Whilst she has an affinity with the Mid-West, Helen has also travelled extensively throughout the state which is the inspiration for her paintings and textiles, illustrating her interest in the broader Western Australian environment, particularly its fauna and flora.
Helen is a self taught artist and her work has emerged outside the academy.
She continues to live and work on the margins, isolated from the nexus of artistic production in the city. Whilst residing in regional Western Australia has presented Helen with obstacles to pursuing an arts career, working with the distinct social and cultural context of the regions has allowed her space for creative experimentation.

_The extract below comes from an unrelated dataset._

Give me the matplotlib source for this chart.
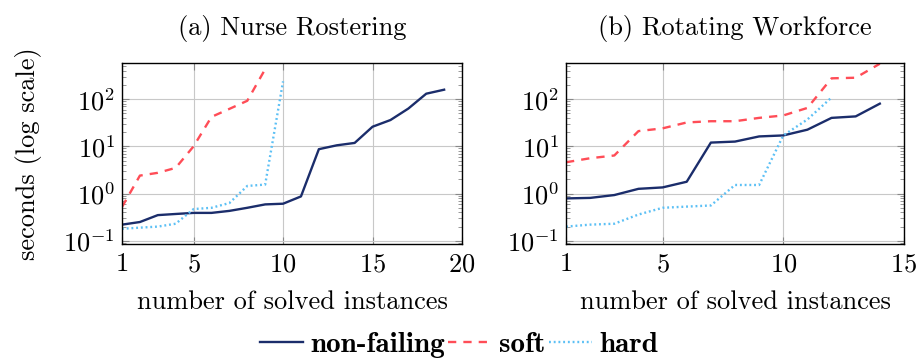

Helen’s vibrant decorative paintings have an unmistakable sense of composition and colour, with meticulous brushwork and a celebratory spirit which enlivens the canvas. Helen’s choice of subject matter is an expression of the memories she imbues of living close to the land. Helen’s interest in wildflowers has been catalysed by the time she spent as a child on her father’s station collecting native seeds and her experiences growing up in Ulullua, a remote Aboriginal community outside of Wiluna where she learnt the Martu language and often visited country with older women.

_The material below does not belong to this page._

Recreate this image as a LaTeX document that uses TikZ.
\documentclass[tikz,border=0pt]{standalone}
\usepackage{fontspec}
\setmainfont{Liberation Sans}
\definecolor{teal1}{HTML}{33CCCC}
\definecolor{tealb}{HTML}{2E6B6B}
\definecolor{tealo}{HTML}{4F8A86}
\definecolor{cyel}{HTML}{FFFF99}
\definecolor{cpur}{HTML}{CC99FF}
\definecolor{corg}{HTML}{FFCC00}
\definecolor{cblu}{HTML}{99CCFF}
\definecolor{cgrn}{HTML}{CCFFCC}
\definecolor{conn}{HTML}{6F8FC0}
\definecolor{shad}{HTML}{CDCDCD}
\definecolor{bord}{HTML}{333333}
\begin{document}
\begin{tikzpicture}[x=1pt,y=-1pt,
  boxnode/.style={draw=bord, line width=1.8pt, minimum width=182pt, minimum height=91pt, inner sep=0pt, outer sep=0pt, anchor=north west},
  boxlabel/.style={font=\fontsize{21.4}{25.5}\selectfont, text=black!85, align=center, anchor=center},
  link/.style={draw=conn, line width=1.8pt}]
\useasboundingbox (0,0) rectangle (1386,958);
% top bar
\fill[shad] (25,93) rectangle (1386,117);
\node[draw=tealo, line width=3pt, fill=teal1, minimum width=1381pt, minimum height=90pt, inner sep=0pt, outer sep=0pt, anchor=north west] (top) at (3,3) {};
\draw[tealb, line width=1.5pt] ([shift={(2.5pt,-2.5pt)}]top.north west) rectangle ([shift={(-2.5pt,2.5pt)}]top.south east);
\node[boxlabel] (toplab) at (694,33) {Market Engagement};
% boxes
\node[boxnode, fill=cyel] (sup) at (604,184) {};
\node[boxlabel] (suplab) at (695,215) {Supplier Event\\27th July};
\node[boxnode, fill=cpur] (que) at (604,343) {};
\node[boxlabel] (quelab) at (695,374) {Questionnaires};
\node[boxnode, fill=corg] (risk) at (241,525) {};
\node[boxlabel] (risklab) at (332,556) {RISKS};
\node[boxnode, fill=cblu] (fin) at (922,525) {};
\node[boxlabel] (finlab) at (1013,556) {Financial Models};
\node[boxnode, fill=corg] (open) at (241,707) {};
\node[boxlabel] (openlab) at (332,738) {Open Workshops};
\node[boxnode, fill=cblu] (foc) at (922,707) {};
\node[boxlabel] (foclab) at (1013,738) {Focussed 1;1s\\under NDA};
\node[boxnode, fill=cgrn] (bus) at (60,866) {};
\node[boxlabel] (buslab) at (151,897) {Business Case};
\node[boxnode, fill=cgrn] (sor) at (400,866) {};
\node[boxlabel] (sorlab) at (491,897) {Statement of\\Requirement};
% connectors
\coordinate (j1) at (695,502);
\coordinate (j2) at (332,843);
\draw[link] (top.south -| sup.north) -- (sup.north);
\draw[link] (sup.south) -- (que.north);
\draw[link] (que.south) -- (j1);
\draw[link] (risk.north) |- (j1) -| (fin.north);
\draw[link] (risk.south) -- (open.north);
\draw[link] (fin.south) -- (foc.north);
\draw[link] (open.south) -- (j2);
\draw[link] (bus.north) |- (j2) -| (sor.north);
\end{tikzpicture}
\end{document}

Assisted by FORM and the Geraldton based creative practitioner, Peta Riley, Helen has translated her paintings into textiles, a natural evolution of her work on canvas which illustrates her preference for pattern and surface embellishment. Helen is striving for a new interpretation of nature with design driven work which depicts wildflowers, birds and plants.
‘I’m interested in how a small ordinary flower is blown up to be larger than life, each colour is dramatised, each shape simplified.’ In her finely composed paintings Helen paints elegant, long stemmed kangaroo paws, sunbursts of protea, and banksias blossoming into cone-like forms in bold, graphic forms.

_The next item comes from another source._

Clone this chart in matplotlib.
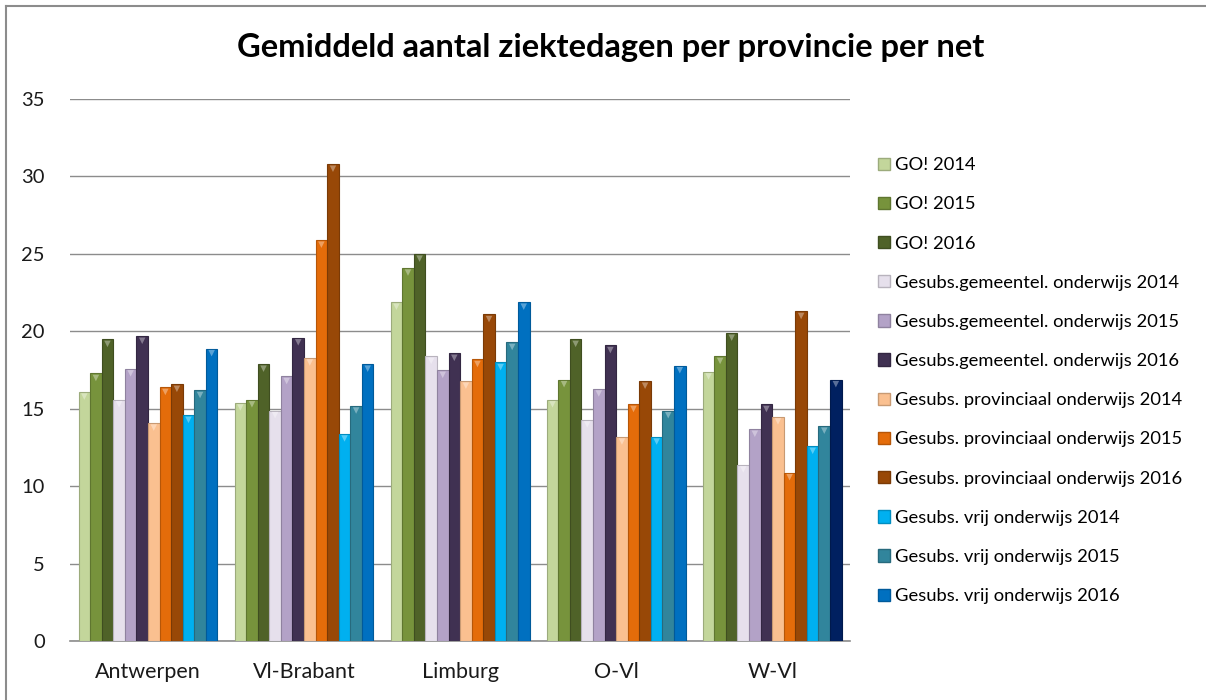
import matplotlib.pyplot as plt
import matplotlib.colors as mcolors
from matplotlib.lines import Line2D
import numpy as np

plt.rcParams['font.family'] = ['Lato', 'DejaVu Sans']

provinces = ["Antwerpen", "Vl-Brabant", "Limburg", "O-Vl", "W-Vl"]

series_names = [
    "GO! 2014", "GO! 2015", "GO! 2016",
    "Gesubs.gemeentel. onderwijs 2014", "Gesubs.gemeentel. onderwijs 2015",
    "Gesubs.gemeentel. onderwijs 2016",
    "Gesubs. provinciaal onderwijs 2014", "Gesubs. provinciaal onderwijs 2015",
    "Gesubs. provinciaal onderwijs 2016",
    "Gesubs. vrij onderwijs 2014", "Gesubs. vrij onderwijs 2015",
    "Gesubs. vrij onderwijs 2016",
]

# one list per series, values for Antwerpen, Vl-Brabant, Limburg, O-Vl, W-Vl
go_2014 = [16.1, 15.4, 21.9, 15.6, 17.4]
go_2015 = [17.3, 15.6, 24.1, 16.9, 18.4]
go_2016 = [19.5, 17.9, 25.0, 19.5, 19.9]
gem_2014 = [15.6, 14.9, 18.4, 14.3, 11.4]
gem_2015 = [17.6, 17.1, 17.5, 16.3, 13.7]
gem_2016 = [19.7, 19.6, 18.6, 19.1, 15.3]
prov_2014 = [14.1, 18.3, 16.8, 13.2, 14.5]
prov_2015 = [16.4, 25.9, 18.2, 15.3, 10.9]
prov_2016 = [16.6, 30.8, 21.1, 16.8, 21.3]
vrij_2014 = [14.6, 13.4, 18.0, 13.2, 12.6]
vrij_2015 = [16.2, 15.2, 19.3, 14.9, 13.9]
vrij_2016 = [18.9, 17.9, 21.9, 17.8, 16.9]

values = [go_2014, go_2015, go_2016, gem_2014, gem_2015, gem_2016,
          prov_2014, prov_2015, prov_2016, vrij_2014, vrij_2015, vrij_2016]

colors = ["#c3d69b", "#77933c", "#4f6228",
          "#e6e0ec", "#b3a2c7", "#403152",
          "#fac090", "#e46c0a", "#984807",
          "#00b0f0", "#31859c", "#0070c0"]
# the last bar of W-Vl is drawn in navy in the original
special_color = {(11, 4): "#002060"}


def shade(c, f):
    r, g, b = mcolors.to_rgb(c)
    if f > 1:
        return (r + (1 - r) * (f - 1), g + (1 - g) * (f - 1), b + (1 - b) * (f - 1))
    return (r * f, g * f, b * f)


fig = plt.figure(figsize=(12.06, 7.0), dpi=100)
ax = fig.add_axes([0.058, 0.0836, 0.647, 0.775])

x = np.arange(len(provinces))
n = len(series_names)
bw = 0.89 / n
for i, (name, vals) in enumerate(zip(series_names, values)):
    pos = x - 0.445 + bw * (i + 0.5)
    cols = [special_color.get((i, j), colors[i]) for j in range(len(vals))]
    ax.bar(pos, vals, width=bw, color=cols, edgecolor=[shade(c, 0.8) for c in cols],
           linewidth=0.8, label=name, zorder=3)
    # light bevel triangle on top of each bar
    ax.scatter(pos, np.array(vals) - 0.3, marker="v", s=22,
               color=[shade(c, 1.35) for c in cols], linewidths=0, zorder=4)

ax.set_xlim(-0.5, len(provinces) - 0.5)
ax.set_ylim(0, 35)
ax.set_yticks(range(0, 36, 5))
ax.set_xticks(x)
ax.set_xticklabels(provinces)
ax.grid(axis="y", color="#8c8c8c", linewidth=1.0, zorder=0)
ax.tick_params(axis="both", length=0, colors="#1a1a1a")
ax.tick_params(axis="y", pad=18, labelsize=14.5)
ax.tick_params(axis="x", pad=15, labelsize=15.5)
for s in ["top", "right", "left"]:
    ax.spines[s].set_visible(False)
ax.spines["bottom"].set_color("#8c8c8c")
ax.spines["bottom"].set_linewidth(1.2)

fig.suptitle("Gemiddeld aantal ziektedagen per provincie per net",
             x=0.506, y=0.953, fontsize=23.5, fontweight="bold")

handles = [plt.Rectangle((0, 0), 1, 1, facecolor=c, edgecolor=shade(c, 0.8))
           for c in colors]
fig.legend(handles, series_names, loc="upper left", bbox_to_anchor=(0.722, 0.786),
           frameon=False, fontsize=13.25, handlelength=0.65, handleheight=0.65,
           handletextpad=0.25, labelspacing=1.26, borderaxespad=0)

# frame of the chart area (left and top edges visible)
fig.add_artist(Line2D([0.005, 0.005], [0.0, 0.991], color="#8c8c8c", linewidth=1.5))
fig.add_artist(Line2D([0.005, 1.0], [0.991, 0.991], color="#8c8c8c", linewidth=1.5))

fig.savefig("out.png", dpi=100)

After Helen spent three years in Edinburgh, Scotland, she returned home with a renewed way of seeing her environment, and Western Australia’s place in the world.
Helen’s desire to infuse her paintings with a distinctively Western Australian visual language led her to explore the ideas about developing a national art as expressed by Margaret Preston, an artist whom by the 1920s had become one of Australia’s leading modernist artists. Preston argued that ‘Australian artists must feel inherently the difference between their land and that of others … the tremendous difference in our flowers … so our treatment of our flora must be different. If it isn’t, then it is merely copy and repetition’.
In developing a national identity for Australian art, Preston advocated that Aboriginal motifs and symbols should be included to produce art that is distinctively Australian.
‘In wishing to rid myself of the mannerisms of a country other than my own I have gone to the art of a people who had never seen or known anything different from themselves …
These are the Australian Aboriginals and it is only from the art of such people in any land that a national art can spring.